Lethal Weapon 3 is the precise part of the franchise where it realizes it is a successful franchise. A part of the problem with this installment is its typical sequel tropes - catchphrases, returning characters, recreated sequences from the previous films - it's a tiring reminder that this is the third out of what the producers hope to be many Lethal Weapons.
Riggs and Martaugh return for a third installment alongside their new partner, Lt. Cole, as they stop a former cop who has turned to running an armory with thousands of cop killer guns to sell to LA gangs.

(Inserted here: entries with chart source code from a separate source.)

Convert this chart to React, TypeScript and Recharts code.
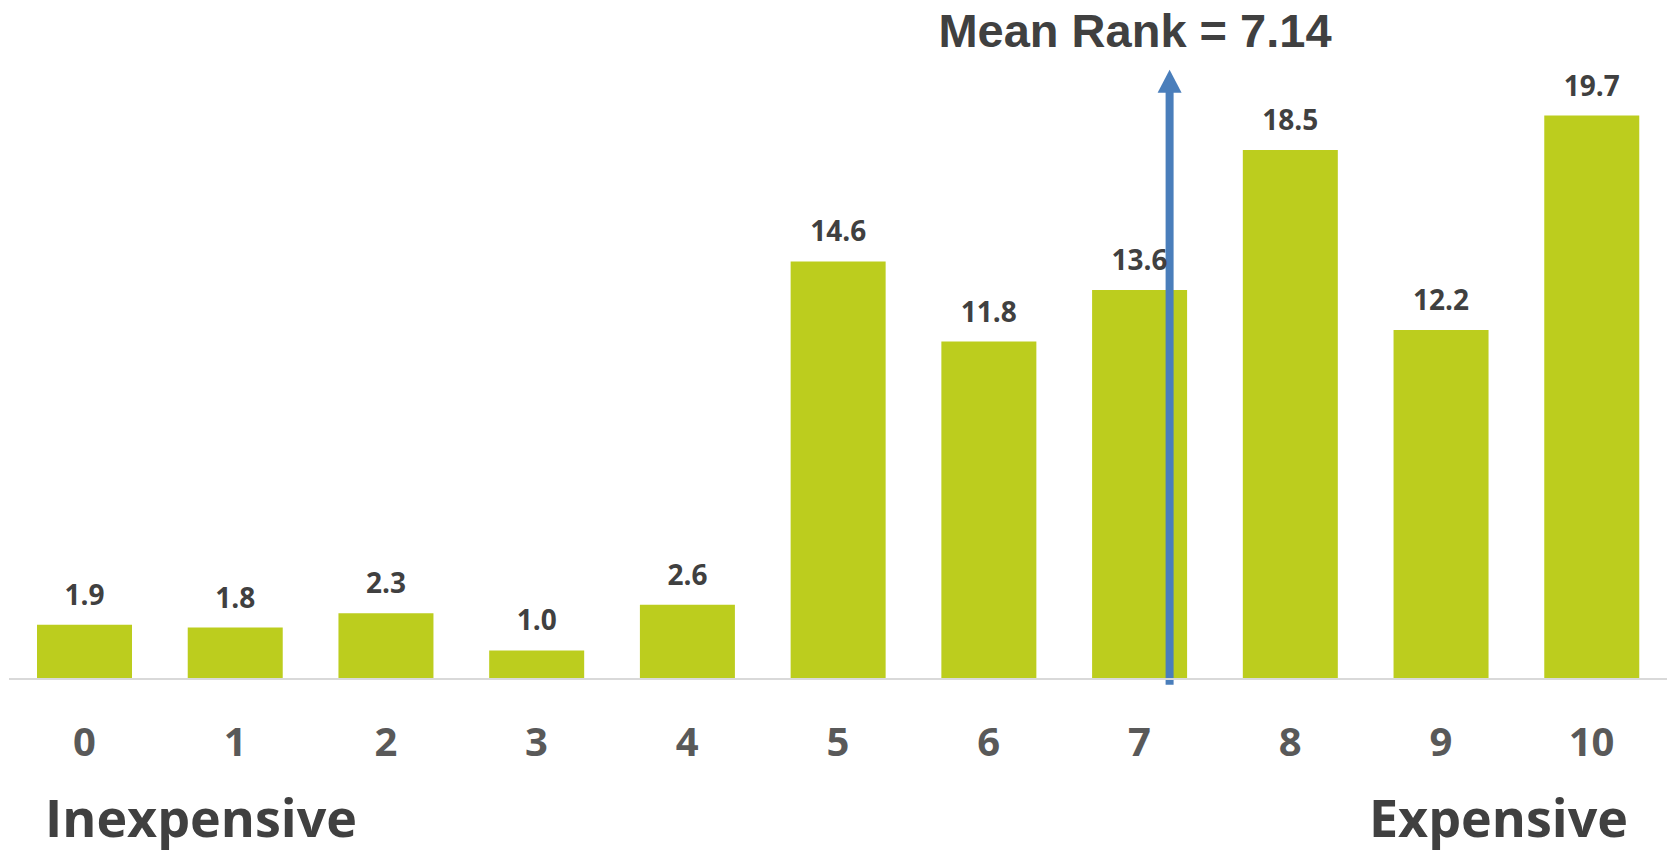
import { BarChart, Bar, XAxis, YAxis, LabelList, ReferenceLine } from 'recharts';

const ranks = [0, 1, 2, 3, 4, 5, 6, 7, 8, 9, 10];
const shares = [1.9, 1.8, 2.3, 1.0, 2.6, 14.6, 11.8, 13.6, 18.5, 12.2, 19.7];
const meanRank = 7.14;
// where the arrow sits on the rank axis, as drawn in the picture
const arrowPos = 7.2;
const arrowSpan = [-0.2, 21.3];

const data = ranks.map((rank, i) => ({ rank, share: shares[i] }));

const W = 1667;
const H = 852;

const ArrowShape = (props: any) => {
	const { x1, y1, x2, y2 } = props;
	const top = Math.min(y1, y2);
	const bottom = Math.max(y1, y2);
	const x = x1 ?? x2;
	return (
		<g>
			<line x1={x} x2={x} y1={bottom} y2={top + 22} stroke="#4a7ebb" strokeWidth={8} />
			<polygon points={`${x - 12},${top + 23} ${x + 12},${top + 23} ${x},${top}`} fill="#4a7ebb" />
		</g>
	);
};

const RankTick = (props: any) => {
	const { x, y, payload } = props;
	return (
		<text
			x={x}
			y={y + 77}
			textAnchor="middle"
			fill="#595959"
			fontFamily="'Open Sans', sans-serif"
			fontWeight={700}
			fontSize={40}
		>
			{payload.value}
		</text>
	);
};

export default function App() {
	return (
		<div style={{ position: 'absolute', left: 0, top: 0, width: W, height: H, background: '#fff' }}>
			<BarChart
				width={W}
				height={H}
				data={data}
				margin={{ top: 107, right: 0, bottom: 0, left: 9 }}
			>
				<XAxis
					dataKey="rank"
					type="number"
					domain={[-0.5, 10.5]}
					allowDataOverflow
					ticks={ranks}
					interval={0}
					height={173}
					tickLine={false}
					tickSize={0}
					tickMargin={0}
					axisLine={{ stroke: '#d9d9d9', strokeWidth: 2 }}
					tick={<RankTick />}
				/>
				<YAxis domain={[0, 20]} hide />
				<Bar dataKey="share" fill="#bccd1e" barSize={95} isAnimationActive={false}>
					<LabelList
						dataKey="share"
						position="top"
						offset={20}
						formatter={(v: any) => Number(v).toFixed(1)}
						fill="#404040"
						fontFamily="'Open Sans', sans-serif"
						fontWeight={700}
						fontSize={28}
					/>
				</Bar>
				<ReferenceLine
					segment={[
						{ x: arrowPos, y: arrowSpan[0] },
						{ x: arrowPos, y: arrowSpan[1] },
					]}
					ifOverflow="visible"
					shape={<ArrowShape />}
				/>
			</BarChart>
			<svg width={W} height={H} style={{ position: 'absolute', left: 0, top: 0, pointerEvents: 'none' }}>
				<text
					x={1135}
					y={47}
					textAnchor="middle"
					fill="#404040"
					fontFamily="'Liberation Sans', Arial, sans-serif"
					fontWeight={700}
					fontSize={47}
				>
					{`Mean Rank = ${meanRank}`}
				</text>
				<text x={45} y={837} fill="#404040" fontFamily="'Open Sans', sans-serif" fontWeight={700} fontSize={52}>
					Inexpensive
				</text>
				<text x={1628} y={837} textAnchor="end" fill="#404040" fontFamily="'Open Sans', sans-serif" fontWeight={700} fontSize={52}>
					Expensive
				</text>
			</svg>
		</div>
	);
}
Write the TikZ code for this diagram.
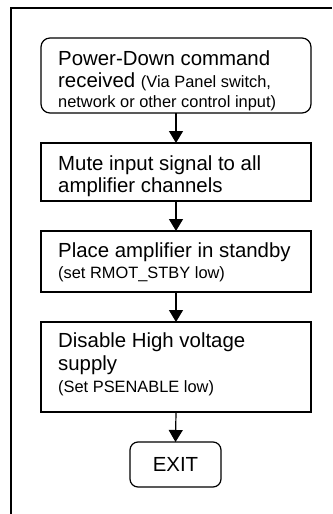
\documentclass[tikz,border=0pt]{standalone}
\usepackage{fontspec}
\setmainfont{Liberation Sans}
\usetikzlibrary{arrows.meta}
\begin{document}
\begin{tikzpicture}[x=1pt,y=-1pt,
  box/.style={draw=black, line width=1.2pt, inner sep=0pt, outer sep=0pt, minimum width=270pt},
  roundbox/.style={box, rounded corners=9pt},
  maintext/.style={inner sep=0pt, anchor=base west, font=\fontsize{20.4}{24}\selectfont},
  smalltext/.style={inner sep=0pt, anchor=base west, font=\fontsize{16.4}{20}\selectfont},
  arr/.style={line width=1.2pt, -{Triangle[width=14pt,length=12pt]}},
  frameline/.style={line width=1.5pt}
]
\useasboundingbox (0,0) rectangle (332,514);
% outer frame
\coordinate (fbl) at (11,514);
\coordinate (ftl) at (11,8);
\coordinate (ftr) at (332,8);
\draw[frameline] (fbl) -- (ftl) -- (ftr);

% boxes
\node[roundbox, minimum height=75pt] (b1) at (176,75.5) {};
\node[box, minimum height=58pt] (b2) at (176,172) {};
\node[box, minimum height=61pt] (b3) at (176,261.5) {};
\node[box, minimum height=90pt] (b4) at (176,367) {};
\node[roundbox, minimum width=91pt, minimum height=45pt, rounded corners=8pt,
      font=\fontsize{20.4}{24}\selectfont] (b5) at (175.5,464.5) {EXIT};

% texts
\node[maintext] (t1a) at (58,65) {Power-Down command};
\node[maintext] (t1b) at (58,87) {received {\fontsize{16.4}{20}\selectfont (Via Panel switch,}};
\node[smalltext] (t1c) at (58,107) {network or other control input)};

\node[maintext] (t2a) at (58,170) {Mute input signal to all};
\node[maintext] (t2b) at (58,192) {amplifier channels};

\node[maintext] (t3a) at (58,257) {Place amplifier in standby};
\node[smalltext] (t3b) at (58,278) {(set RMOT\_STBY low)};

\node[maintext] (t4a) at (58,347) {Disable High voltage};
\node[maintext] (t4b) at (58,370) {supply};
\node[smalltext] (t4c) at (58,392) {(Set PSENABLE low)};

% arrows
\draw[arr] (b1.south) -- (b2.north);
\draw[arr] (b2.south) -- (b3.north);
\draw[arr] (b3.south) -- (b4.north);
\draw[arr] (b4.south) -- (b5.north);
\end{tikzpicture}
\end{document}
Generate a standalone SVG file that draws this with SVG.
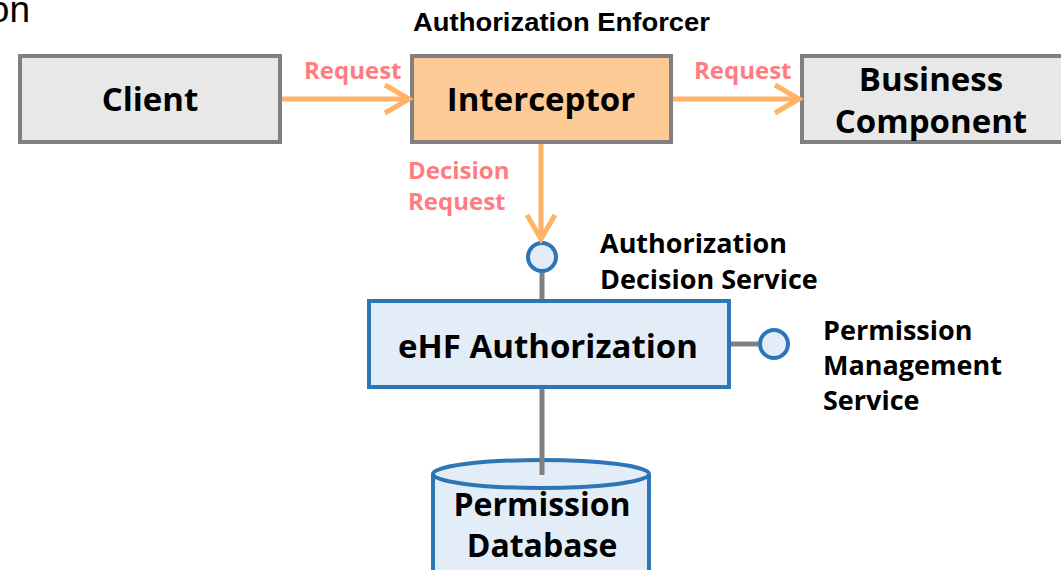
<svg xmlns="http://www.w3.org/2000/svg" width="1061" height="570" viewBox="0 0 1061 570">
<style>
.box{stroke:#808080;stroke-width:4}
.gray{fill:#e8e8e8}
.peach{fill:#fdc994}
.blue{fill:#e3edf7;stroke:#2e75b6;stroke-width:4}
.lbl{font-family:"Open Sans","DejaVu Sans",sans-serif;font-weight:700;fill:#000}
.big{font-size:33px;text-anchor:middle}
.db{font-size:32px}
.mid{font-size:27px}
.pink{font-family:"Open Sans","DejaVu Sans",sans-serif;font-weight:700;font-size:24px;fill:#ff7c80}
.arr{stroke:#ffb366;stroke-width:5;fill:none}
.conn{stroke:#808080;stroke-width:5;fill:none}
</style>
<rect width="1061" height="570" fill="#ffffff"/>
<text x="30" y="22" font-family="'Liberation Sans',Arial,sans-serif" font-size="37" text-anchor="end" fill="#000">on</text>
<text x="413" y="31" font-family="'Liberation Sans',Arial,sans-serif" font-weight="700" font-size="26" fill="#000" textLength="297" lengthAdjust="spacingAndGlyphs">Authorization Enforcer</text>

<g id="client">
<rect class="box gray" x="20" y="56" width="260" height="86"/>
<text class="lbl big" x="150" y="111">Client</text>
</g>
<g id="interceptor">
<rect class="box peach" x="412" y="56" width="259" height="86"/>
<text class="lbl big" x="541" y="111">Interceptor</text>
</g>
<g id="business">
<rect class="box gray" x="802" y="56" width="262" height="86"/>
<text class="lbl big" x="931" y="91">Business</text>
<text class="lbl big" x="931" y="133">Component</text>
</g>
<g id="ehf">
<rect class="blue" x="369" y="301" width="360" height="86"/>
<text class="lbl big" x="548" y="358">eHF Authorization</text>
</g>
<g id="database">
<path class="blue" d="M433,474 L433,580 A108,14 0 0 0 649,580 L649,474 A108,14 0 0 0 433,474 Z"/>
<path d="M433,474 A108,14 0 0 0 649,474" fill="none" stroke="#2e75b6" stroke-width="4"/>
<text class="lbl big db" x="542" y="516">Permission</text>
<text class="lbl big db" x="542" y="557">Database</text>
</g>
<g id="ads">
<circle cx="542" cy="257" r="14" fill="#e3edf7" stroke="#2e75b6" stroke-width="4"/>
<text class="lbl mid" x="600" y="253">Authorization</text>
<text class="lbl mid" x="600" y="289">Decision Service</text>
</g>
<g id="pms">
<circle cx="774" cy="344" r="14" fill="#e3edf7" stroke="#2e75b6" stroke-width="4"/>
<text class="lbl mid" x="823" y="340">Permission</text>
<text class="lbl mid" x="823" y="375">Management</text>
<text class="lbl mid" x="823" y="410">Service</text>
</g>

<g id="connectors">
<line class="arr" x1="282" y1="99" x2="406" y2="99"/>
<polyline class="arr" points="385,85 409,99 385,113"/>
<text class="pink" x="304" y="79">Request</text>
<line class="arr" x1="673" y1="99" x2="796" y2="99"/>
<polyline class="arr" points="775,85 799,99 775,113"/>
<text class="pink" x="694" y="79">Request</text>
<line class="arr" x1="541" y1="144" x2="541" y2="236"/>
<polyline class="arr" points="527,215 541,239 555,215"/>
<text class="pink" x="408" y="179">Decision</text>
<text class="pink" x="408" y="210">Request</text>
<line class="conn" x1="542" y1="273" x2="542" y2="299"/>
<line class="conn" x1="731" y1="344" x2="758" y2="344"/>
<line class="conn" x1="542" y1="389" x2="542" y2="475"/>
</g>
</svg>
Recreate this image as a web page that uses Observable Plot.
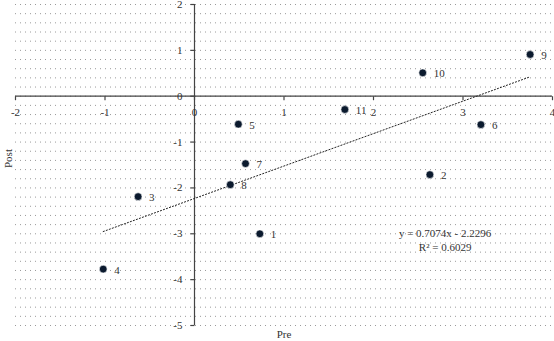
<!DOCTYPE html>
<html><head><meta charset="utf-8">
<script src="https://cdn.jsdelivr.net/npm/d3@7"></script>
<script src="https://cdn.jsdelivr.net/npm/@observablehq/plot@0.6"></script>
<style>body{margin:0;background:#fff}</style>
</head><body><div id="chart"></div>
<script>
const ids  = ["1", "2", "3", "4", "5", "6", "7", "8", "9", "10", "11"];
const pre  = [0.73, 2.63, -0.63, -1.02, 0.49, 3.20, 0.57, 0.40, 3.75, 2.55, 1.68];
const post = [-3.00, -1.71, -2.19, -3.77, -0.61, -0.62, -1.47, -1.93, 0.91, 0.51, -0.29];
const xTicks = [-2, -1, 0, 1, 2, 3, 4];
const yTicks = [2, 1, 0, -1, -2, -3, -4, -5];
const slope = 0.7074, intercept = -2.2296, r2 = 0.6029;
const eqLines = ["y = 0.7074x - 2.2296", "R\u00b2 = 0.6029"];
const eqPos = {x: 2.8, y: -3.13};
const xTitle = "Pre", yTitle = "Post";

const points = ids.map((id, i) => ({id, pre: pre[i], post: post[i]}));
const xMin = d3.min(pre), xMax = d3.max(pre);
const trend = [xMin, xMax].map(x => ({x, y: slope * x + intercept}));
const gridLevels = d3.range(-25, 11).map(k => k / 5);

const axisColor = "#444";
const tickDown = {draw(ctx) { ctx.moveTo(0, 0); ctx.lineTo(0, 4); }};
const tickLeft = {draw(ctx) { ctx.moveTo(0, 0); ctx.lineTo(-4, 0); }};

const chart = Plot.plot({
  width: 554, height: 341,
  marginLeft: 15, marginRight: 2, marginTop: 4, marginBottom: 16,
  x: {domain: [-2, 4], axis: null},
  y: {domain: [-5, 2], axis: null},
  style: {fontFamily: "'Liberation Serif', 'Times New Roman', serif", fontSize: "11px", color: "#333", background: "#fff", overflow: "visible"},
  marks: [
    Plot.ruleY(gridLevels, {y: d => d, stroke: "#9a9a9a", strokeDasharray: "1,4", strokeWidth: 1}),
    Plot.ruleY([0], {x1: -2, x2: 4, stroke: axisColor, strokeWidth: 1.2}),
    Plot.ruleX([0], {y1: -5, y2: 2, stroke: axisColor, strokeWidth: 1.2}),
    Plot.dot(xTicks, {x: d => d, y: 0, symbol: tickDown, fill: "none", stroke: axisColor, strokeWidth: 1.2}),
    Plot.dot(yTicks, {x: 0, y: d => d, symbol: tickLeft, fill: "none", stroke: axisColor, strokeWidth: 1.2}),
    Plot.text(xTicks, {x: d => d, y: 0, text: d => String(d), dy: 16, fill: "#333"}),
    Plot.text(yTicks, {x: 0, y: d => d, text: d => String(d), dx: -12, textAnchor: "end", fill: "#333"}),
    Plot.line(trend, {x: "x", y: "y", stroke: "#222", strokeWidth: 1, strokeDasharray: "1.2,2"}),
    Plot.dot(points, {x: "pre", y: "post", r: 3.9, fill: "#0b1a2e", stroke: "#fff", strokeWidth: 0.6}),
    Plot.text(points, {x: "pre", y: "post", text: "id", dx: 11, dy: 1, textAnchor: "start", fill: "#333"}),
    Plot.text([eqLines.join("\n")], {x: eqPos.x, y: eqPos.y, text: d => d, lineHeight: 1.2, textAnchor: "middle", fill: "#333"}),
    Plot.text([yTitle], {frameAnchor: "left", text: d => d, rotate: -90, dx: -7, dy: 3, fill: "#333"}),
    Plot.text([xTitle], {frameAnchor: "bottom", text: d => d, dy: 12, fill: "#333"})
  ]
});
document.getElementById("chart").appendChild(chart);
</script>
</body></html>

Lethal Weapon 3 is the franchise in itself. The first two are great films and are some of the best action films ever - even the second one proved it was almost as good as the first, holding many of the same elements. Elements in the third is where it goes wrong. Like I said, the film really knows it is alongside Die Hard or Rambo in being successful 1980s action films, and making a sequel to a sequel is inevitable. Some elements that grow very tiring that go side by side with the franchise atmosphere is the return of Joe Pesci. Pesci was brilliant in the first but his character is useless here. He's simply there to draw in crowds - his name is even fit onto the poster just to remind you of the 15 minutes total he is in. His role is not that of an annoying comedic aspect this time - he is there for the presence of Pesci alone, his jokes not working this time, his character lazily put in the last minute. But it does make sense in a filmmaking point of view - Pesci was a huge name between the second and third films, with both Goodfellas and Home Alone in his filmography since. The film also has an annoying habit of tracing back to the previous films. They recreate the bathtub birthday scene from the first film's opening minutes just to remind you "remember that?" Or Pesci's speech about drive thrus in the sequel - he brings it back up, this time about hospitals, like an annoying one trick pony joke. We've heard this stuff before. Lethal Weapon 3 loses the grittiness and badassery of the first two films but it's hard to deny how much Glover and Gibson still work so well together and how their characters never shift towards something incredibly stupid to keep up with fads or something - like Pesci's character. Anyways, Lethal Weapon 3 is forgettable and somewhat regrettable. It loses its substance from the first two.